Conference To Stimulate Intellectual Ties Between Faculty And Students

More than 130 undergraduate students at UC Davis have been busy preparing their research projects for oral presentations to the faculty during the sixth annual Undergraduate Research Conference on Saturday, April 8. "Possibly no campus activity does as much to encourage undergraduates to participate in serious research across the curriculum or to develop close intellectual ties between students and faculty mentors," says Peter Dale, acting vice provost of academic programs and dean of undergraduate studies at UC Davis. "Students who take part in the conference get the kind of encouragement toward pursuing graduate work that one usually thinks of as available only at small and expensive liberal arts colleges.
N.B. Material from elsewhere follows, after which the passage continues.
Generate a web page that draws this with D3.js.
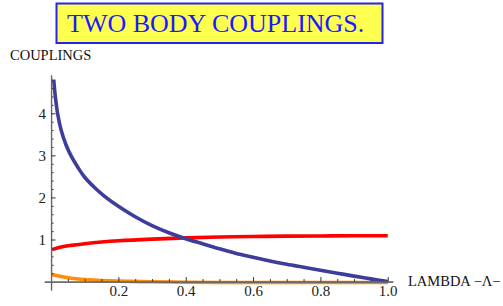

For faculty researchers, many of whom are at the forefront of their fields, it represents an opportunity to introduce bright, highly motivated students to the excitement of intellectual discovery." For one student, the objective of her project was to build a tandem bicycle that allowed a young boy with a disability to be able to learn to pedal and exercise his legs. Betty Ying Wu, a mechanical engineering major, developed a design that consists of two bicycle frames welded together so that the steering is controlled from the rear handlebars. She'll be presenting her material at 11:30 a.m. in Freeborn Hall. The conference begins at 9:10 a.m.